Re: [PATCH v2 3/4] block: Prevent potential deadlocks in zone write plug error recovery

Damien Le Moal <dlemoal@xxxxxxxxxx> · Mon, 9 Dec 2024 17:18:00 +0900

On 12/9/24 16:57, Christoph Hellwig wrote:
> On Mon, Dec 09, 2024 at 07:57:57AM +0900, Damien Le Moal wrote:
>> Avoid this problem by completely getting rid of the need for executing a
>> report zone from within the zone write plugging code, instead relying on
>> the user either executing a report zones, resetting the zone or
>> finishing the zone of a failed write. This is not an unresannable
> 
> s/unresannable/unreasonable/ ?

yes.

> 
>> requirement as all well-behaved applications, FSes and device mapper
>> already use report zones to recover from write errors whenever possible.
> 
> I think the real question here is what errors the file system (or other
> submitter) can even recover from.  The next patch deals with the not
> support case for a "special" operation, and that's of course a valid one.

Yep.
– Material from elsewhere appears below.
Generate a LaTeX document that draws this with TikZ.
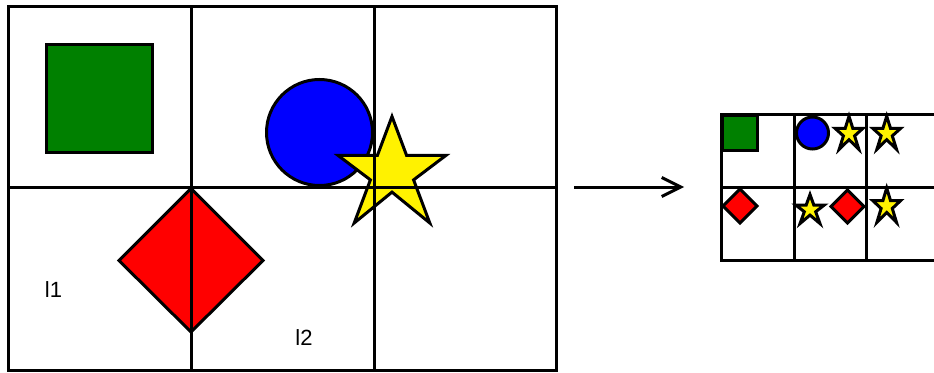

But even that one is actually coded in scsi to return a -EIO instead of
ENOTSUPP. We can patch that (return ENOTSUPP for an invalid opcode error), but I
am not sure if that is safe to do given that this has been like this for ages.

This is all to say that we cannot even reliably distinguish special/valid error
cases that can be recovered from actual medium/hard errors.

> The first patch already excludes EAGAIN from nowait, and the drivers
> already retry anything that they think is retryable by just resubmitting
> without bubbling it up to the submitter.  That mostly leaves fatal
> media errors as all modern hardware that supports zones just remaps
> on write media failures.  I.e. for those the most sane answer is to
> simply shut down the file system for single-device file systems, or
> treat the device as faulty for multi-device file systems.  This might
> change when we support logical depop on a per-zone basis, but I don't
> think anyone is there yet.  We also really should test this case.
> I'll add a testcase with error injection for zoned xfs, and someone
> should do the same for btrfs (including multi-device handling) and
> f2fs.

I have test cases for zonefs already. That is because zonefs has the
"recover-error" mount option which forces a recovery of a file size (== write
pointer position) if a write fails or is torn. The default even for zonefs is to
go read-only since there is indeed not much we can do about failed writes.

> Sorry for the long rant - not a comment on the code itself but maybe
> the commit log could use a little update.

OK. Will try to improve it.

> Also we probably need to recover this information somewhere in the
> docs.

Hmmm... not sure we have a good place for this. Let me figure out something.

-- 
Damien Le Moal
Western Digital Research